Film totalement ouvert, John Q laisse au final planer un doute sur le niveau réel de ses intentions. Oeuvre au cynisme tordu et implacable ou quintessence de l’idiotie ? Par respect pour la mémoire de Cassavetes père et pour le fun, on optera pour la première solution, quitte à se planter en beauté. On verra donc dans cette histoire abracadabrante réalisée médiocrement et qui charrie des préceptes binaires (justice/injustice; joie/peine) à la pelle, une raillerie acide visant les croyances et aspirations primaires d’une société entièrement soumise au culte des valeurs portées par un american dream fallacieux, plutôt que l’auto-masturbation déplacée d’un demeuré sur la partie la plus putride de son propre corps social. Film pervers donc, John Q conduit insidieusement les spectateurs les moins vigilants vers un orgasme putassier totalement crétin.

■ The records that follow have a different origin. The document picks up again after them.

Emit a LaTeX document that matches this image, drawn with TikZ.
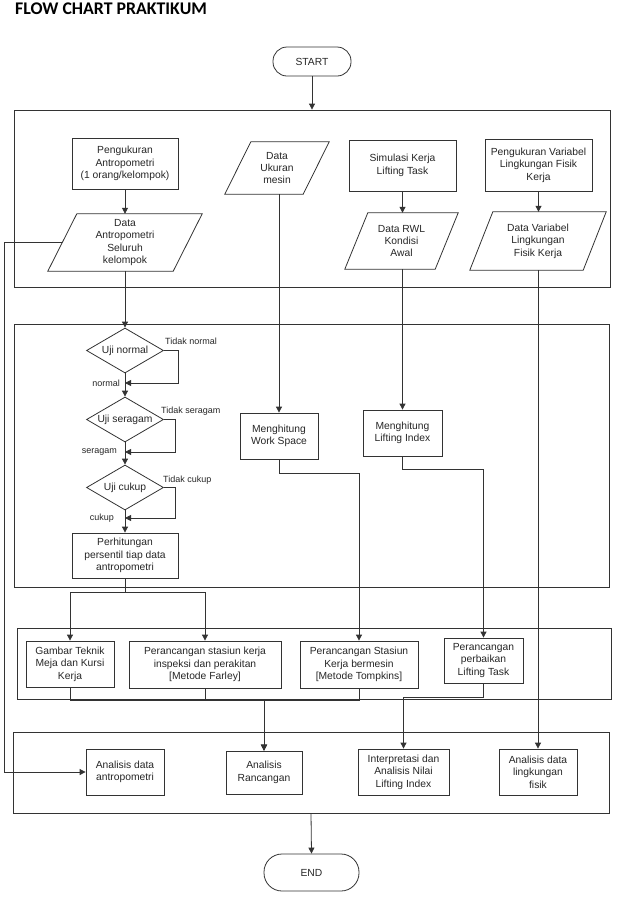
\documentclass[tikz,border=0pt]{standalone}
\usepackage{fontspec}
\setmainfont{Liberation Sans}
\newfontfamily\titlefont{Carlito}
\usetikzlibrary{shapes.geometric,arrows.meta}
\tikzset{
  ln/.style={draw=black!80, line width=0.8pt},
  arr/.style={ln, -{Triangle[length=6pt,width=6pt]}},
  txt/.style={font=\fontsize{10.3}{12.4}\selectfont, align=center, text=black!85},
  box/.style={ln, txt, rectangle, inner sep=1pt},
  pg/.style={txt, rectangle, inner sep=0pt},
  grp/.style={ln, rectangle, inner sep=0pt},
  term/.style={ln, txt, rectangle, rounded corners=14pt, inner sep=0pt},
  dia/.style={ln, txt, diamond, aspect=1.7, inner sep=0pt, minimum width=77pt, minimum height=45pt},
  lbl/.style={font=\fontsize{9}{10}\selectfont, text=black!85, inner sep=0pt}
}
\newcommand{\pgdraw}[2]{\draw[ln] ([xshift=#2]#1.north west) -- ([xshift=#2]#1.north east) -- ([xshift=-#2]#1.south east) -- ([xshift=-#2]#1.south west) -- cycle;}
\begin{document}
\begin{tikzpicture}[x=1pt,y=-1pt]
\useasboundingbox (0,0) rectangle (617,903);
\node[anchor=base west, inner sep=0pt, font=\titlefont\bfseries\fontsize{17.8}{20}\selectfont] (title) at (15,14.5) {FLOW CHART PRAKTIKUM};

% terminators
\node[term, minimum width=78pt, minimum height=29pt] (start) at (312,61.5) {START};
\node[term, minimum width=95pt, minimum height=37pt, rounded corners=18pt] (end) at (311.5,872.5) {END};

% group boxes
\node[grp, minimum width=596pt, minimum height=177pt] (g1) at (312,198.5) {};
\node[grp, minimum width=595pt, minimum height=263pt] (g2) at (311.5,455.5) {};
\node[grp, minimum width=594pt, minimum height=71pt] (g3) at (314,663.5) {};
\node[grp, minimum width=596pt, minimum height=81pt] (g4) at (311,772.5) {};

% group 1
\node[box, minimum width=106pt, minimum height=51pt] (pant) at (125,163.5) {Pengukuran\\Antropometri\\(1 orang/kelompok)};
\node[pg, minimum width=125pt, minimum height=57pt] (dant) at (125,242.5) {Data\\Antropometri\\Seluruh\\kelompok};
\pgdraw{dant}{14.5pt}
\node[pg, minimum width=78pt, minimum height=52pt] (dukur) at (277,168) {Data\\Ukuran\\mesin};
\pgdraw{dukur}{13pt}
\node[box, minimum width=107pt, minimum height=51pt] (sim) at (402.5,165.5) {Simulasi Kerja\\Lifting Task};
\node[pg, minimum width=90pt, minimum height=56pt] (drwl) at (401.5,241) {Data RWL\\Kondisi\\Awal};
\pgdraw{drwl}{11.5pt}
\node[box, minimum width=107pt, minimum height=52pt] (pvar) at (538.5,165) {Pengukuran Variabel\\Lingkungan Fisik\\Kerja};
\node[pg, minimum width=113pt, minimum height=58pt] (dvar) at (538,241) {Data Variabel\\Lingkungan\\Fisik Kerja};
\pgdraw{dvar}{11.5pt}

% group 2
\node[dia] (ujin) at (125,350.5) {Uji normal};
\node[dia] (ujis) at (125,419.5) {Uji seragam};
\node[dia] (ujic) at (125,487.5) {Uji cukup};
\node[box, minimum width=106pt, minimum height=45pt] (perh) at (125,555.5) {Perhitungan\\persentil tiap data\\antropometri};
\node[box, minimum width=78pt, minimum height=46pt] (mws) at (279,436) {Menghitung\\Work Space};
\node[box, minimum width=79pt, minimum height=46pt] (mli) at (402.5,433) {Menghitung\\Lifting Index};

\node[lbl, anchor=west] (ltn) at (165,341) {Tidak normal};
\node[lbl, anchor=east] (ln1) at (120,383) {normal};
\node[lbl, anchor=west] (lts) at (161,411) {Tidak seragam};
\node[lbl, anchor=east] (ls1) at (117,452) {seragam};
\node[lbl, anchor=west] (ltc) at (163,480) {Tidak cukup};
\node[lbl, anchor=east] (lc1) at (114,518) {cukup};

\coordinate (jn) at (125,383);
\coordinate (js) at (125,452);
\coordinate (jc) at (125,518);

% group 3
\node[box, minimum width=88pt, minimum height=46pt] (gamb) at (70,664) {Gambar Teknik\\Meja dan Kursi\\Kerja};
\node[box, minimum width=152pt, minimum height=47pt] (pstk) at (205,664.5) {Perancangan stasiun kerja\\inspeksi dan perakitan\\{[}Metode Farley{]}};
\node[box, minimum width=118pt, minimum height=47pt] (pstb) at (359,664.5) {Perancangan Stasiun\\Kerja bermesin\\{[}Metode Tompkins{]}};
\node[box, minimum width=79pt, minimum height=45pt] (ppl) at (483.5,660.5) {Perancangan\\perbaikan\\Lifting Task};

% group 4
\node[box, minimum width=78pt, minimum height=46pt] (aant) at (125,772) {Analisis data\\antropometri};
\node[box, minimum width=76pt, minimum height=43pt] (aran) at (264,772.5) {Analisis\\Rancangan};
\node[box, minimum width=91pt, minimum height=46pt] (intp) at (403.5,772) {Interpretasi dan\\Analisis Nilai\\Lifting Index};
\node[box, minimum width=78pt, minimum height=46pt] (aling) at (538,772) {Analisis data\\lingkungan\\fisik};

% connectors
\draw[arr] (start) -- (g1.north);
\draw[arr] (pant) -- (dant);
\draw[arr] (dant.south) -- (ujin.north);
\draw[arr] (ujin.east) -| (178,383) -- (jn);
\draw[arr] (ujin.south) -- (ujis.north);
\draw[arr] (ujis.east) -| (175,452) -- (js);
\draw[arr] (ujis.south) -- (ujic.north);
\draw[arr] (ujic.east) -| (175,518) -- (jc);
\draw[arr] (ujic.south) -- (perh.north);

\draw[arr] (mws.north |- dukur.south) -- (mws.north);
\draw[arr] (sim) -- (sim |- drwl.north);
\draw[arr] (mli.north |- drwl.south) -- (mli.north);
\draw[arr] (pvar) -- (pvar |- dvar.north);
\draw[arr] (dvar.south) -- (aling.north);

\draw[arr] (mws.south) -- ++(0,14) -| (pstb.north);
\draw[arr] (mli.south) -- ++(0,13) -| (ppl.north);
\draw[arr] (perh.south) -- ++(0,14) -| (gamb.north);
\draw[arr] (perh.south) -- ++(0,14) -| (pstk.north);

\draw[arr] (gamb.south) -- ++(0,12.5) -| (aran.north);
\draw[arr] (pstk.south) -- ++(0,12) -| (aran.north);
\draw[arr] (pstb.south) -- ++(0,12) -| (aran.north);
\draw[arr] (ppl.south) -- ++(0,14) -| (intp.north);

\draw[arr] (dant.west) -- ++(-57.5,0) |- (aant.west);
\draw[arr] (g4.south) -- (end.north);
\end{tikzpicture}
\end{document}
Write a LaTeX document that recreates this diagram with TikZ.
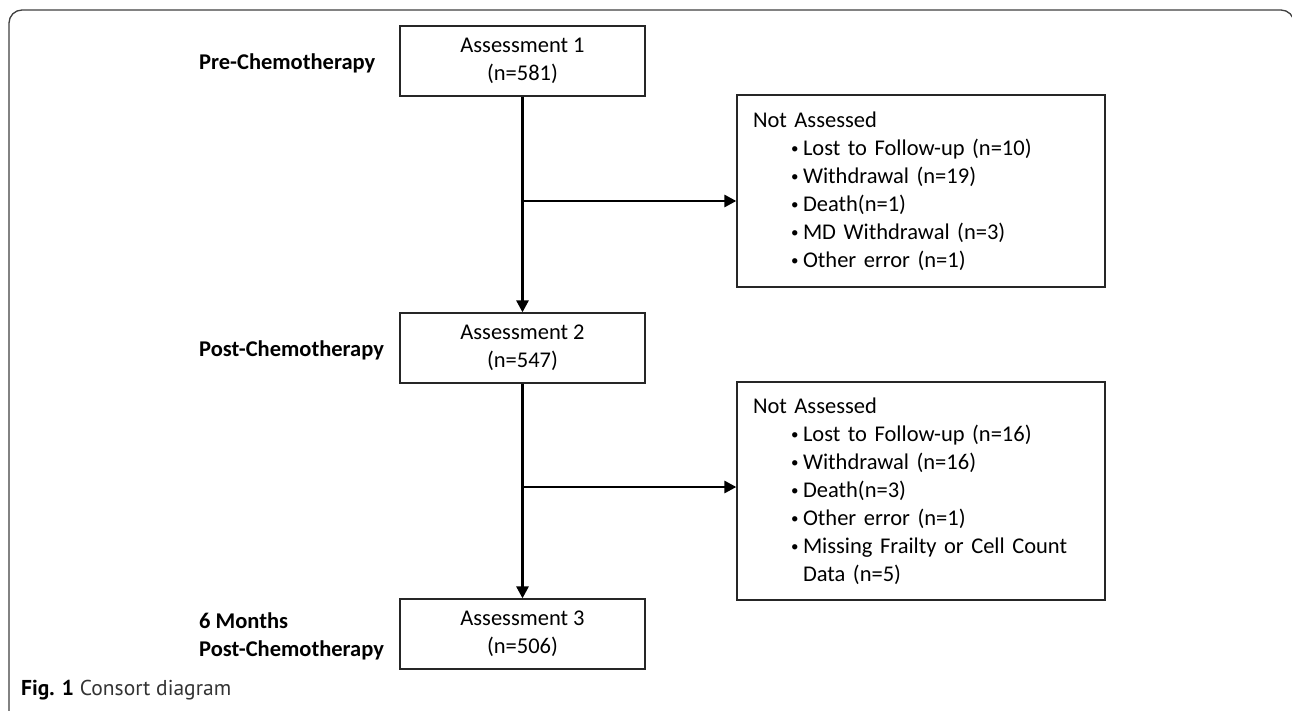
\documentclass[tikz,border=0pt]{standalone}
\usepackage{fontspec}
\setmainfont{Carlito}
\newfontfamily\capfont{PT Sans}
\usetikzlibrary{arrows.meta}
\newcommand{\mybul}{\hspace*{38pt}\makebox[12pt][l]{\fontsize{15}{15}\selectfont\raisebox{1.5pt}{•}}}
\begin{document}
\begin{tikzpicture}[x=1pt,y=-1pt,
  txt/.style={font=\fontsize{22.5}{28}\selectfont},
  box/.style={txt, draw=black!85, line width=1.3pt, minimum width=245pt, minimum height=70pt, inner sep=0pt, align=center},
  nabox/.style={txt, draw=black!85, line width=1.3pt, text width=336pt, inner xsep=16pt, inner ysep=0pt, align=left},
  lab/.style={anchor=west, align=left, inner sep=0pt, font=\fontsize{22.5}{28}\selectfont\bfseries},
  arr/.style={line width=2.8pt, -{Triangle[length=12pt,width=12pt]}},
  framec/.style={draw=black!75, line width=1.3pt, rounded corners=13pt}]
\useasboundingbox (0,0) rectangle (1292,710);
\fill[white] (0,0) rectangle (1292,710);
\draw[framec] (9,740) -- (9,10) -- (1294,10) -- (1294,740);

\node[box] (a1) at (522.5,61) {Assessment 1\\(n=581)};
\node[box] (a2) at (522.5,348) {Assessment 2\\(n=547)};
\node[box] (a3) at (522.5,634) {Assessment 3\\(n=506)};

\node[lab] (l1) at (199,63) {Pre-Chemotherapy};
\node[lab] (l2) at (199,350) {Post-Chemotherapy};
\node[lab] (l3) at (199,636) {6 Months\\Post-Chemotherapy};

\node[nabox, minimum height=192pt] (na1) at (921,191) {Not Assessed\\
\mybul Lost to Follow-up (n=10)\\
\mybul Withdrawal (n=19)\\
\mybul Death(n=1)\\
\mybul MD Withdrawal (n=3)\\
\mybul Other error (n=1)};

\node[nabox, minimum height=218pt] (na2) at (921,491) {Not Assessed\\
\mybul Lost to Follow-up (n=16)\\
\mybul Withdrawal (n=16)\\
\mybul Death(n=3)\\
\mybul Other error (n=1)\\
\mybul Missing Frailty or Cell Count\\
\hspace*{50pt}Data (n=5)};

\coordinate (b1) at (522.5,201);
\coordinate (b2) at (522.5,487);
\draw[arr] (a1) -- (a2);
\draw[arr] (a2) -- (a3);
\draw[arr] (b1) -- (b1 -| na1.west);
\draw[arr] (b2) -- (b2 -| na2.west);

\node[anchor=west, inner sep=0pt, font=\capfont\fontsize{21.5}{24}\selectfont] (cap) at (21,690) {\textbf{Fig. 1} \textcolor{black!80}{Consort diagram}};
\end{tikzpicture}
\end{document}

Le vice de Cassavetes consisterait dans cette version des faits à ne pas avouer délibérément son approche parodique et à pousser le bouchon juste à la lisière de la caricature, de façon à ne pas se distinguer trop ostensiblement d’un blockbuster standard jouant sur la corde du mélo, mais suffisamment toutefois pour nager dans un ridicule poilant. Ainsi, un good boy modèle de 10 ans, avec casquette de base-ball vissée sur le crane et Musclor comme idole, est atteint d’une maladie de coeur nécessitant une greffe. Bien entendu sa famille black, travailleuse mais trop pauvre, ne peut pas la payer Une situation intenable au pays de Mickey ! Donc le père prend l’hôpital en otage, forcément soutenu au dehors par une foule de badauds aussi emphatique que décérébrée (le public ?), pour que justice soit faite et qu’on place son fils en tête de la liste des receveurs. On y croit… L’occasion d’atteindre des sommets d’absurdité (lorsque le père menace de se tuer pour donner son cœur à son fils) qui culminent lors de l’opération à cœur ouvert du gamin (le moment d’extase tant attendu) filmée en gros plan. Car entre-temps, une connasse dépressive qui zigzaguait dangereusement sur une route a eu la bonne idée de s’écraser contre un camion. Pas de regrets donc, justice est faite.
Ainsi, en accomplissant jusqu’au risible le fantasme cinématographique et sociétal d’une Amérique simplificatrice à l’extrême, Cassavetes met à bas les ressorts grossiers qui le sous-tend. On va dire comme ça, à moins que la connerie la plus crasse rejoigne à un point extrême le génie.